When ‘personal development’ becomes an obsession…

For a long time, I have been fascinated with personal development. Whether it’s reading self-help books, or motivational autobiographies, through to trying out the latest ‘self-care’ or ‘personal development’ fad, I’m there at the forefront of all the trends. To date, I have dabbled in daily meditation through Headspace, The Miracle Morning, Marie Kondo’s tidying tools, affirmations and visualisation, not to mention others. I have regularly started up new hobbies (netball, choir, volleyball, triathlons, half marathons, Spanish) and taken courses (yoga teacher training, a Masters in Sport and Exercise Psychology), all in the name of challenging myself, getting out of my comfort zone and developing myself personally.

To my family and friends (indeed, to the outside world in general), I look like a driven ambitious, confident woman who isn’t afraid to push beyond her limits. And don’t get me wrong, I really like that I want to do these things!

But if you look at the real story, it isn’t that pretty. It involves me starting big and difficult tasks, only to give up in despair. It means me taking too much on that I have no time for myself and eventually have to cancel something. You can find me berating myself, saying to myself ‘why are you so lazy that you can’t stick at anything? Why do you always quit things?’

Things are going pretty well for me at the moment, personal development-wise. I have a job where I’m pushing myself regularly and learning new skills. I teach yoga part-time. I have a blog where I’m posting new content regularly and developing my writing skills. I’m exercising regularly and setting new goals for myself. And yet, every now and then I find myself in an existential crisis where I say ‘This isn’t enough! You must do more! You’re only teaching yoga four times a week? That’s nothing – take on another one! And why aren’t you volunteering with a charity? How are you even contributing to the world? How are you even furthering yourself?’

I sort of came to the conclusion that the problem wasn’t how many things I was taking on, how much I’m furthering myself, how much good I’m doing for others and the world. I realised that my obsession with personal development came from never feeling like I was good enough. I realised that I could take on all of the things and run myself in to the ground and achieve achieve achieve, but I would still have that little voice in my head telling me that I’m not good enough just as I am.

That’s the balance that I – and all of us – need to strike. It’s really really good to push ourselves, to set goals and to do good for others. But when this comes from a place of inadequacy rather than an appreciation and love for ourselves, a capacity to say ‘no’ when we’re feeling overwhelmed, and the ability to feel proud of ourselves, it’s all for nothing.

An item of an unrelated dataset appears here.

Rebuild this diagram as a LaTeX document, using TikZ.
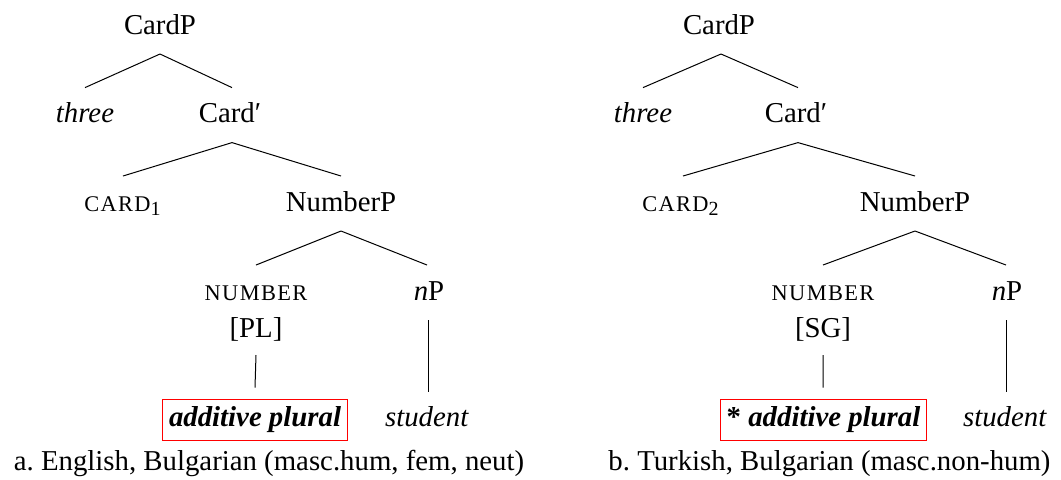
\documentclass[tikz,border=0pt]{standalone}
\usepackage{fontspec}
\setmainfont{Liberation Serif}
\newcommand{\smc}[1]{{\fontsize{11.2}{13}\selectfont\addfontfeature{LetterSpace=6}#1}}
\begin{document}
\begin{tikzpicture}[x=0.5pt,y=-0.5pt,
  lab/.style={anchor=base,inner sep=0pt,font=\fontsize{14.4}{17}\selectfont},
  redbox/.style={lab,draw=red,line width=0.5pt,inner xsep=3.2pt,inner ysep=0pt,text height=13.5pt,text depth=7pt},
  edge/.style={line width=0.5pt}]
\useasboundingbox (0,0) rectangle (1061,479);
% ---------- left tree ----------
\node[lab] (La) at (160,34) {CardP};
\node[lab] (Lb) at (85,122) {\textit{three}};
\node[lab] (Lc) at (230,122) {Card′};
\node[lab] (Ld) at (123,211) {\smc{CARD}\textsubscript{1}};
\node[lab] (Le) at (341,211) {NumberP};
\node[lab] (Lf) at (256,300) {\smc{NUMBER}};
\node[lab] (Lg) at (256,337) {[PL]};
\node[lab] (Lh) at (429,300) {\textit{n}P};
\node[redbox] (Li) at (255,426) {\textbf{\textit{additive plural}}};
\node[lab] (Lj) at (427,426) {\textit{student}};
\node[lab] (Lk) at (269,470) {a.\ English, Bulgarian (masc.hum, fem, neut)};
\draw[edge] ([yshift=-10pt]La.base) -- ([yshift=17.2pt]Lb.base);
\draw[edge] ([yshift=-10pt]La.base) -- ([xshift=1pt,yshift=17.2pt]Lc.base);
\draw[edge] ([xshift=1pt,yshift=-10.3pt]Lc.base) -- ([yshift=17.5pt]Ld.base);
\draw[edge] ([xshift=1pt,yshift=-10.3pt]Lc.base) -- ([yshift=17.5pt]Le.base);
\draw[edge] ([yshift=-10pt]Le.base) -- ([yshift=17.5pt]Lf.base);
\draw[edge] ([yshift=-10pt]Le.base) -- ([xshift=-1pt,yshift=17.5pt]Lh.base);
\draw[edge] ([yshift=-9pt]Lg.base) -- ([yshift=5.5pt]Li.north);
\draw[edge] ([xshift=-0.5pt,yshift=-10pt]Lh.base) -- ([xshift=0.5pt,yshift=17pt]Lj.base);
% ---------- right tree ----------
\node[lab] (Ra) at (719,34) {CardP};
\node[lab] (Rb) at (643,122) {\textit{three}};
\node[lab] (Rc) at (796,122) {Card′};
\node[lab] (Rd) at (681,211) {\smc{CARD}\textsubscript{2}};
\node[lab] (Re) at (915,211) {NumberP};
\node[lab] (Rf) at (823,300) {\smc{NUMBER}};
\node[lab] (Rg) at (823,337) {[SG]};
\node[lab] (Rh) at (1007,300) {\textit{n}P};
\node[redbox] (Ri) at (823.5,426) {\textbf{*} \textbf{\textit{additive plural}}};
\node[lab] (Rj) at (1005,426) {\textit{student}};
\node[lab] (Rk) at (829.5,470) {b.\ Turkish, Bulgarian (masc.non-hum)};
\draw[edge] ([xshift=1pt,yshift=-10pt]Ra.base) -- ([yshift=17.2pt]Rb.base);
\draw[edge] ([xshift=1pt,yshift=-10pt]Ra.base) -- ([xshift=1pt,yshift=17.2pt]Rc.base);
\draw[edge] ([xshift=1pt,yshift=-10.3pt]Rc.base) -- ([xshift=1pt,yshift=17.5pt]Rd.base);
\draw[edge] ([xshift=1pt,yshift=-10.3pt]Rc.base) -- ([yshift=17.5pt]Re.base);
\draw[edge] ([yshift=-10pt]Re.base) -- ([yshift=17.5pt]Rf.base);
\draw[edge] ([yshift=-10pt]Re.base) -- ([xshift=-0.5pt,yshift=17.5pt]Rh.base);
\draw[edge] ([yshift=-9pt]Rg.base) -- ([xshift=-0.2pt,yshift=5.5pt]Ri.north);
\draw[edge] ([xshift=-0.5pt,yshift=-10pt]Rh.base) -- ([xshift=0.5pt,yshift=17pt]Rj.base);
\end{tikzpicture}
\end{document}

I think a couple of things contribute to this. The first is social media. We can scroll through our newsfeed and find a handful of our friends who are pushing and challenging themselves in different ways, and we feel guilty for not doing that too. It’s important to remember that everyone is at a different stage in their journey and has different priorities. Also, there are a million and one different things we could to to develop ourselves; we can’t do them all! And the second is, for me, living in London. I am surrounded by people who do not stop, who pride themselves in moving and achieving constantly. It’s a lot of pressure not to feel lazy when you want a relaxed Sunday afternoon, when you know that there will be other people moving seamlessly with the fast-paced lifestyle that London demands of us. I think that this pressure to be ‘doing’ all the time can be really detrimental to our self-esteem and our mental health. I think of my parents, or indeed any of my friends who don’t live in London, and they don’t have this same affliction. I try to remind myself that living a fast-paced lifestyle is fun and awesome, but not sustainable, and that it’s important to kick back and be in the here and now regularly.

I’m taking slow and deliberate steps to be happy and thankful for who I am right now, and proud of myself for the things I achieve. I have cut down my time teaching yoga to 2 classes a week rather than 4. I make sure to only say ‘yes’ to the things I really want to do, and to tune in and listen to whether it’s coming from a place of fear, or love. When I find myself feeling inadequate, feeling like I should be doing more, I make a promise to myself not to schedule more things for myself until the feeling has passed and I can think rationally. Making a list of all the things I’ve accomplished in the past couple of months helps too.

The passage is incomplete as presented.